The real commodity at Rise Up Coffee Roasters is the people, or, as Cureton says, “our friends.”

Far from the 10-pound weekly roast load customary in the business’s nascency to what is now two to three tons of coffee production a week, the thriving roaster has a simple coffee-business philosophy: grown by friends, roasted by friends and enjoyed by friends.

“We have wonderful relationships with our coffee growers, and we’re are very proud of that,” said Cureton. “If there is any hero in coffee, it’s the coffee growers themselves, and we are the lucky ones who get to roast this coffee.”
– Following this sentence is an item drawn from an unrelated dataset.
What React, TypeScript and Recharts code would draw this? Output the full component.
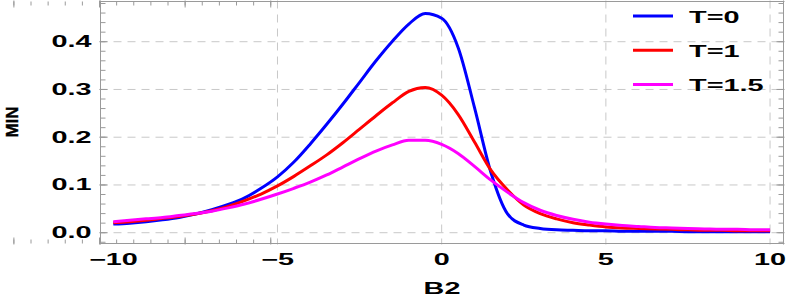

Inside Rise Up’s remodeled cozy café, mellifluous tunes play softly from a radio, and the aroma of coffee beans buzzes the senses. The whole place has an electric feel. Whatever it is about coffee that makes people gather, they are gathering at Rise Up and its quintessential homey appeal. The idea of home has a lot to do with what drives the business’s community partnerships — or, rather, friendships. 

For Rise Up staff and the community it serves, the Chesapeake Bay is home, and with that comes a deep sense of appreciation for the area. That’s why Rise Up partnered with the Chesapeake Bay Foundation for its fall seasonal “Chesapeake Gold,” a specialty batch that tastes as good as the work it helps.
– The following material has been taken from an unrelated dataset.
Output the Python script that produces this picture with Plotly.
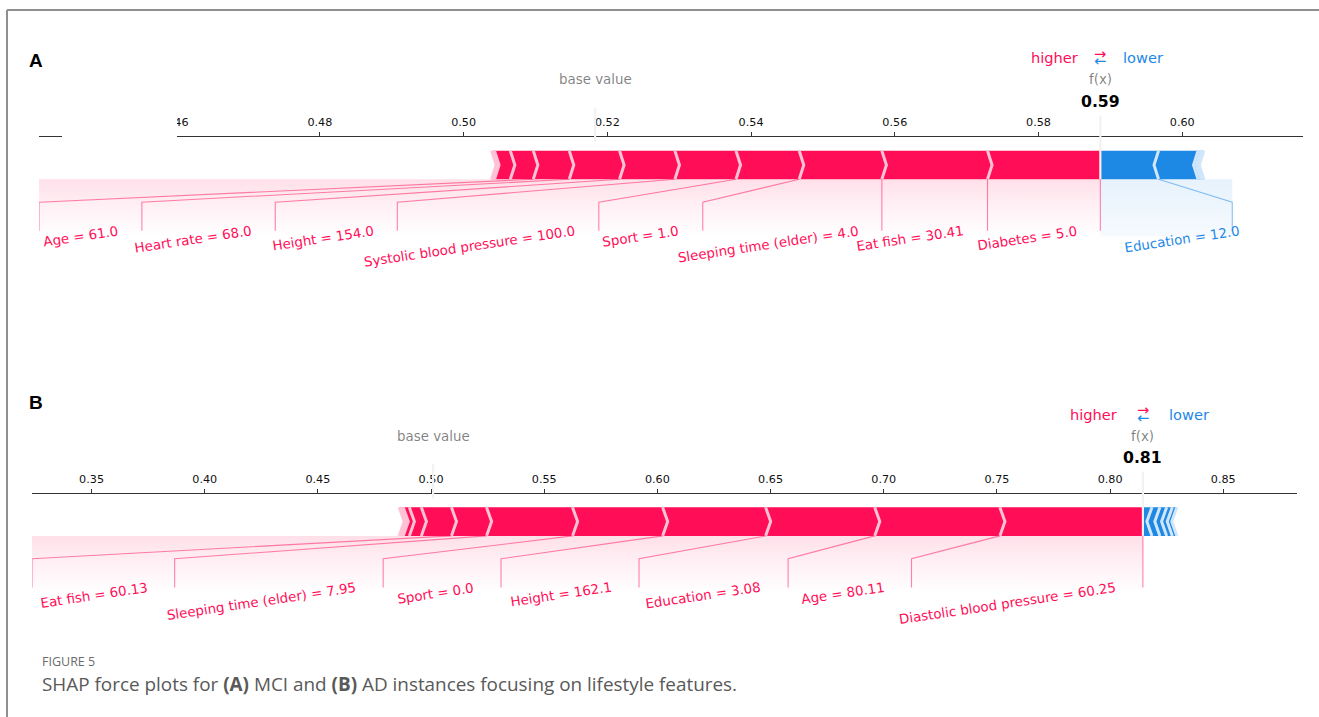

For every bag of Chesapeake Gold purchased, Rise Up donates a dollar to the foundation. The final numbers haven’t been tallied yet, but the partnership has been incredibly successful and will contribute to a significant donation. 

Another collaboration for Rise Up involves Cambridge brewery RAR, with the release of House Roast and Imperial Cream Ale, a bean-hop union that debuted in May. 

Cureton spilled the beans — or better yet, the leaves — on new things brewing with a signature tea line called Water and Leaf, which could happen this year. The tea will be an all-organic product, just like every bean roasted at Rise Up. 

“I have to say, 12 years in, and I have never been more excited about what is happening with Rise Up,” said Cureton. “I am truly living in a coffee dream.”